A few nights ago you opened up to me about increased stress you’ve been feeling lately. You tried to hide it, but I saw you dabbing at the tears welling in your eyes. I’m sorry if I haven’t taken your stress seriously enough. I’ve been so busy nagging you about being home late, unfinished house projects, and the toll this life takes on me that I’ve forgotten about the toll it takes on you.
Stress has already long overstayed its welcome in our house. As a small business owner, your job is a juggling act of one stressful situation after another. We’ve become accustomed to you working late nights, weekends away, being called in to work over holidays, during birthday parties, and in the middle of family dinner.
So the kids and I have gotten used to your absence, but even I can see that it’s gotten worse lately. In the past I’ve watched fondly while you play “Daddy’s a snake” writhing around the living room floor to the shrieks of children. You’ve read them stories in silly voices, looked in their eyes and asked about school, and convinced me to let them stay up late for extra snuggles. Lately, their fun, engaged dad has been replaced by an anxiety-ridden shell of a man who never really leaves work since the phone is always vibrating. Not only that, the stress is even taking a physical toll. I say this not to shovel on more nagging, but because I’m worried about you. I’m worried that you’re going to look back on your life and realize you’ve missed so much in these precious years.
As stress weighted you down, you faced another crisis — a crisis of faith. A few bad eggs in our church leadership have shaken the foundation of your faith. I don’t blame you; they were hypocrites. I’ve goaded you along to mass a few times in the last few months and reminded you that God can work through sinners, but your heart has hardened towards the Church. Some Sundays I just give in and let you off the hook, but that doesn’t help your faith either, does it? We need to get to the root of this. Call me crazy, but I don’t think these two crises are unrelated.

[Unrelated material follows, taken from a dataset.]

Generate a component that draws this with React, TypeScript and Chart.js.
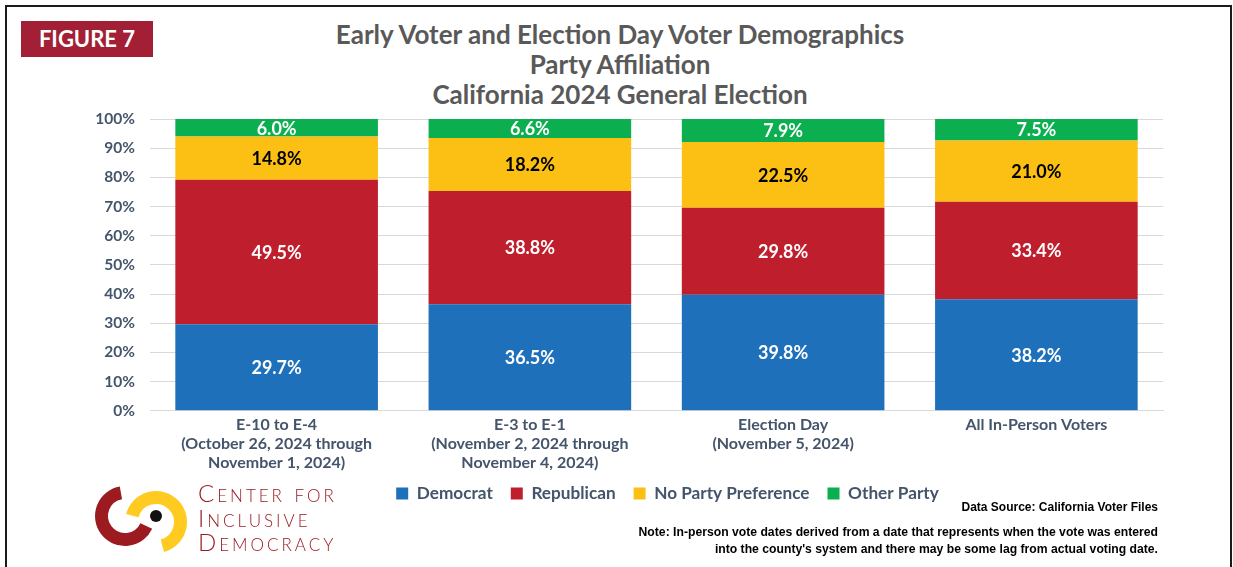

I believe you’re under spiritual attack. The devil uses the stress of daily life as a way to kick you when you’re down. He whispers in your ear, “You have so much work to do. You don’t have time for Mass.” When the kids act up he says, “You can’t handle this. You should get sterilized.” And then when a few church leaders failed you, he pounced. “See, you can’t trust them. You can’t trust the Church. You can’t trust the Bible. You can’t trust Jesus. You’re in this alone.”
But let me tell you, you’re not in this alone.
“So do not worry, saying, ‘What shall we eat?’ or ‘What shall we drink?’ or ‘What shall we wear?’ For the pagans run after all these things, and your heavenly Father knows that you need them. But seek first his kingdom and his righteousness, and all these things will be given to you as well.” Matthew 6:31-33
Turn your eyes towards Jesus. Set your priorities. Only He can give you the grace to reject the Devil’s lies, trust that He will take care of us, trust in your ability to handle whatever life throws at you, trust in my love enough to be vulnerable with me … and hopefully, eventually trust again in the Church. If you can learn to lean on Him, you will find the peace you seek, for His “yoke is easy and burden is light.”
So I’ll share this letter with you, but I’ll also post it anonymously because I know there is a whole community of loving, faithful readers who can offer their advice and prayers. We are not the first family to go through these trials, and we won’t be the last. Let’s lean on each other, lean on our community, and most of all, lean on Jesus.